Inspired by the adventurous spirit of the Scottish naturalist who once tied himself to the top of a tree in a hurricane to experience the exhilaration of nature, the John Muir Award offers participants the opportunity to explore wild places and take an active role in conservation. In October, leaders who deliver the award, including teachers, community workers and National Park rangers, met for their annual gatherings in 3 locations around the UK, to share stories and discuss how values fit into their work.

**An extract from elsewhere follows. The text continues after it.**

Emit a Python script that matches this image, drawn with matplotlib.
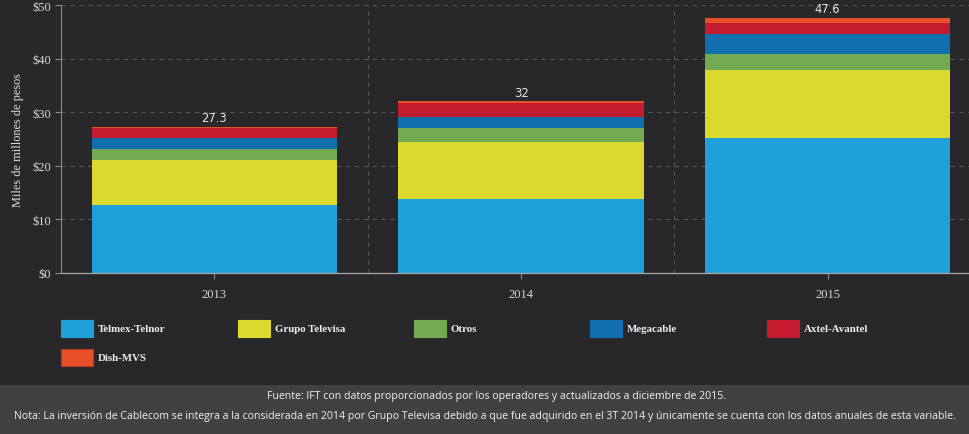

After discussing what inspires them to be involved in the award, participants discussed which values motivate various people to spend time in wild places, using an example of a National Park. Suggestions included that farmers are likely to be motivated by tradition, family and profit; while hillwalkers would tend to be drawn by beauty, health and freedom. The groups then devised outdoor activities that could engage various values. One group created art with fallen leaves to foster the valuing of a World of Beauty, Creativity and a desire to Protect the Environment, while another looked up through the canopy of a Giant Redwood tree to stimulate a sense of awe and wonder, associated with Spirituality.

The gatherings concluded with suggestions for further activities that could be investigated, as prompts rather than prescriptions, including an exploration of how the quality and length of the outdoor experience affects people’s values. Suggestions included the residential experiences, walking outside in the dark and exposure to positive role models.

A lack of positive role models was one of the barriers to children spending more time outdoors highlighted by the recently launched Natural Trust’s Natural Childhood inquiry.  Other barriers noted include the rise of indoor entertainment technologies, over-scrupulous application of health and safety procedures and limited access to green space in urban areas, especially socially-deprived neighbourhoods.

Through our work with 13 nature organisations for the upcoming report Common Cause for Nature we’ve discovered some great examples of projects widening access to green space, both in linking people with remote wilderness areas, as with the John Muir Award where a third of participants are from ‘social inclusion audience’; and in tending to the places most people live, as with the Bat Conservation Trust’s Green City Bats, which revitalised community groups in safeguarding local parks as bat habitat, and the Living with Nature project at Sheffield and Rotherham Wildlife Trust, where biodiverse community green spaces are being created in 24 neighbourhoods, designed in conjunction with local people.

Projects such as these increase social cohesion as well as biodiversity, and thereby go some way to breaking down the fear that stops many people, young and old, from spending time outdoors. They also start to dismantle the idea that cities and towns can’t be home to the wild: gardens and parks often provide healthier habitats than the insecticide soaked monocultures of the countryside!

When people actively engage with the outdoors, whether it be gardening, planting a tree, camping, painting, or counting birds, they they’re more likely to understand it and come to value it.  The connection is likely to be even stronger if the experience is a social one, shared with others. This wisdom, resting on a murmuration of studies and anecdotes, is swooping through the nature conservation movement and beyond. Let it fly on and multiply!